Coming from Leeds I could have told you this was coming a long time ago. Jimmy Saville had something of a reputation from the 50s and 60s when he ran dancehalls. Hearsay is not proof but it is a fool who is not cautious in the face of reported wrong-doing and my father was stern in his warnings to my sisters in their youth. That he was odd is generally accepted - the Louis Theroux documentary which is jaw-droppingly brilliant/awful to watch demonstarted this pretty conclusively. I have known some pretty odd people in my time but they have been universally harmless. To be odd is not to be bad or evil.

The repeated testimony of numbers of women of serious allegations of sexual assault and rape seem compelling. They are corroborated by the comments of Wilfred D'eath, Esther Rantzen These were senior, high-profile employees of the BBC. There were repeated rumours of serious sexual assault which were seemingly laughed off ("He likes 'em young"). This is the same organisation which was, rightly, relentless in its questioning of the Catholic hierarchy over its inept handling of the scandal.

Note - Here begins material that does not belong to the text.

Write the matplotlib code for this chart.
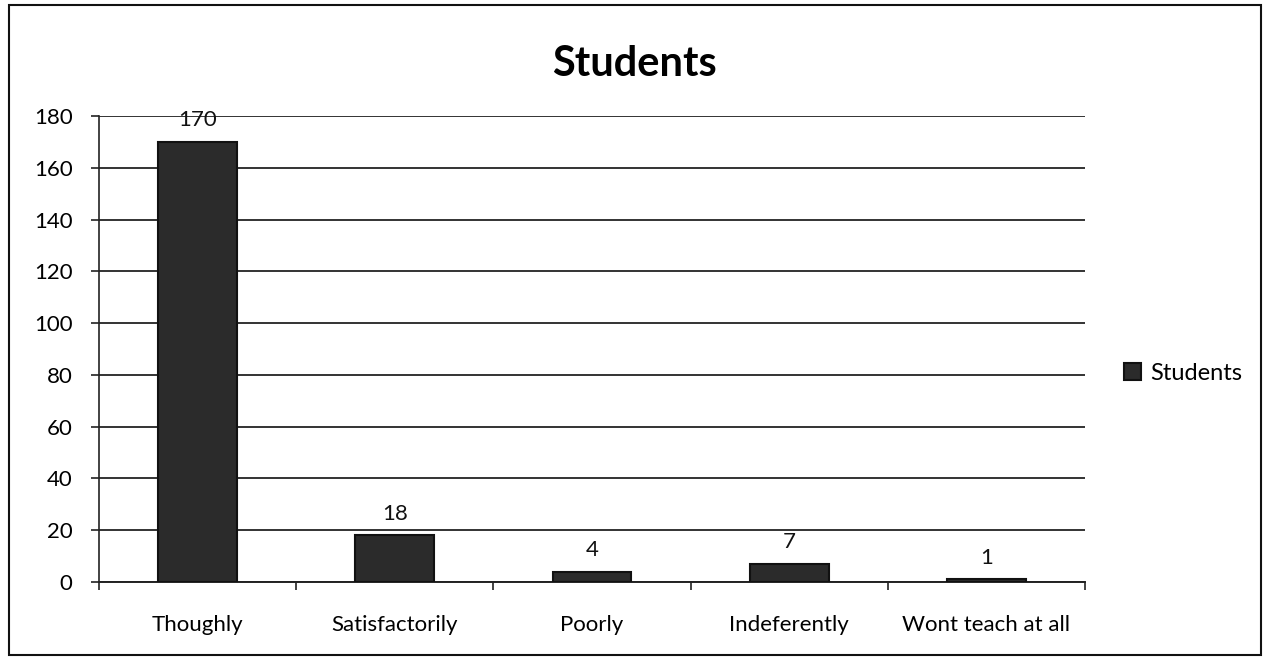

  • Who knew at the BBC that Jimmy Saville was molesting children?
  • What did they do to invetigate the rumours which have been acknowledged to be current and persistent at the time?
  • Why did Wilfred De'Ath, Paul Gambaccini Esther Rantzen not report their concenrn, as BBC employees to their managers?
  • Why was a man, presistently rumoured to be a pervert allowed to have children around him, unsupervised, on BBC property?
  • Why did the BBC suppress a Newsnight report on the alleged abuse?

Will these questions be answered? Or even asked?

Will Richard Dawkins and Peter Tatchell be likely to be pitching up outside Broadcasting House or Television Centre? What do you think?